When an artist of a certain magnitude releases anything, we want it to mean everything, say everything. But experiencing something through that lens of expectation may not always be fair. Sometimes, maybe a song is just a song. Even if our imaginations run wild. Because when we spend time with any artist, we begin to understand what anchors their work. What motivates them, what bothers them – it’s all there either spelled out or to find overtime, and many of her fans go about uncovering any perceived insight into her mind as if listening to a record were some archeological dig – parsing words and brushing away dirt until the shape of her bones is made clear. It can all be a little much. But whatever it was assumed, or hoped, to be before it arrived, her latest will undoubtedly have an impact on those who spend time with it. Across 31 songs, Swift is surprising, eccentric and occasionally maddening as she seeks to move past the wreckage, abandoning the idea of perfection in favor of something more brutal. Lyrically, The Tortured Poets Department embraces its jagged edges and straightforward assertions to match the darker, harsher sounds of mourning. When it works, she reckons with the sting of hurt in ways she hasn’t before, unlocking a fresh perspective that comes to life in beautiful, vivid color. When it doesn’t, it feels like a return to places we’ve already been.

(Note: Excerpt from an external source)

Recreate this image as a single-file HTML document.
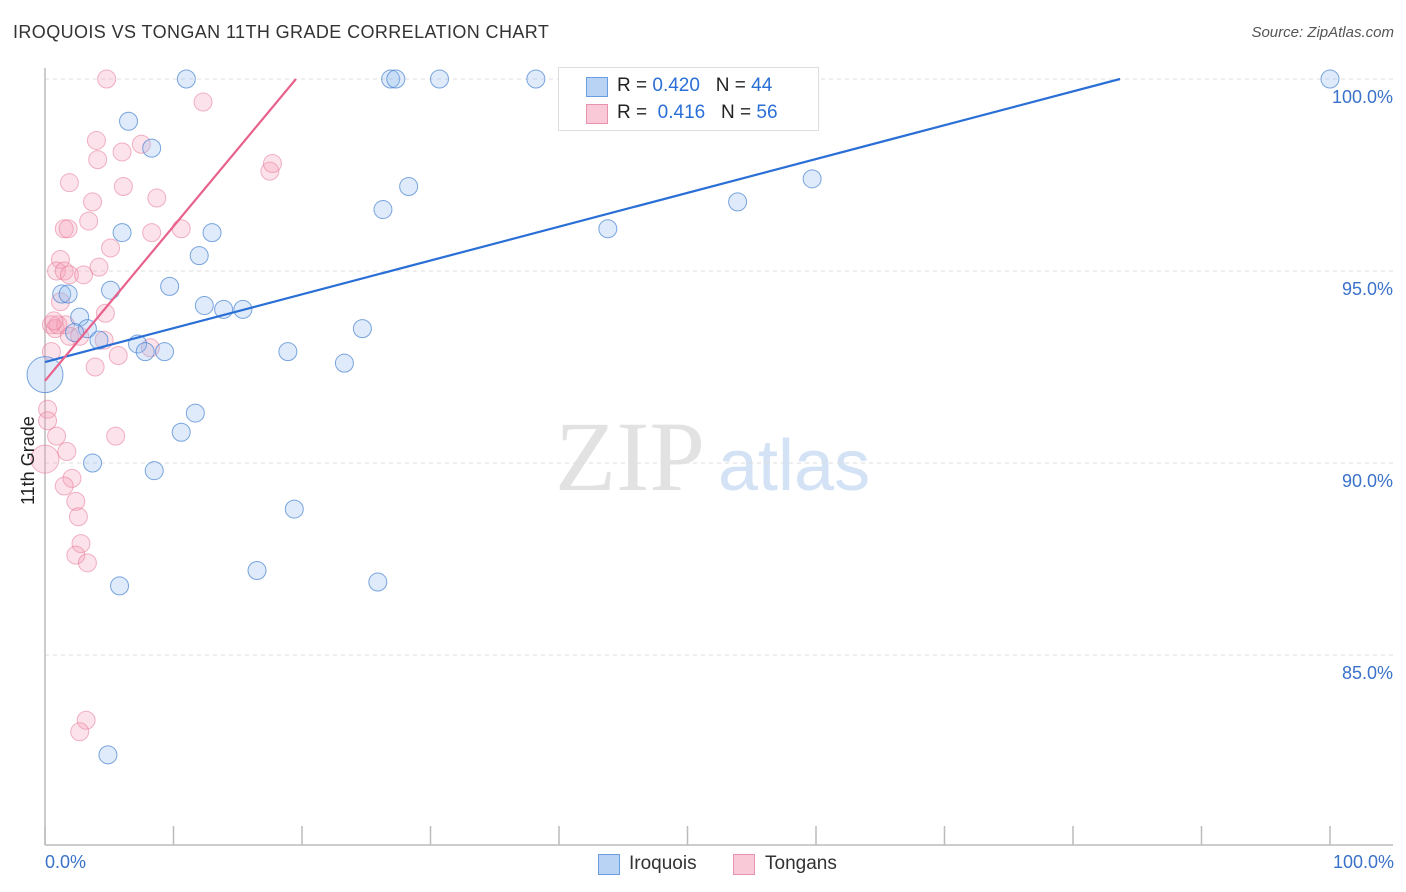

Underneath a pop star sheen and high gloss production, is the quiet understanding that we are never really in control. Her latest is fully rooted in that feeling from the beginning, alluding to something so much bigger than ourselves whenever she speaks of a final chapter we can’t possibly yet know. “Come one, come all, it’s happening again” she announces in “How Did It End?” – inviting anyone already craning their neck to watch as her grief turns into some kind of twisted amusement. Because we – as everyone finds out – will not get to choose the ending. And we can’t change what’s already been decided. It’s a force of nature, not unlike a fire, when something slips from our grasp with such intensity and chaos and finality. Like a disaster that’s already in motion, that you can’t help but fall in line with, watching, silent and unable to move, as the avalanche starts. “The Prophecy” follows that idea even further, with Swift wondering just how she can revise what she fears has already been written in stone. Ultimately, it all seems to be left up to the stars, and she’s crushed every time she feels them pull on her joints like a puppet, moving her, again, in a direction she’d rather not go.
For all its complexity and imperfection, The Tortured Poets Department is a superstar at her most human – flawed and adrift, and not particularly concerned or invested in what anyone else has to say about it. And there is power in that, which Swift revels in, relishing every second of fresh air on a brand new day. As if she fell through the ice, then came out alive.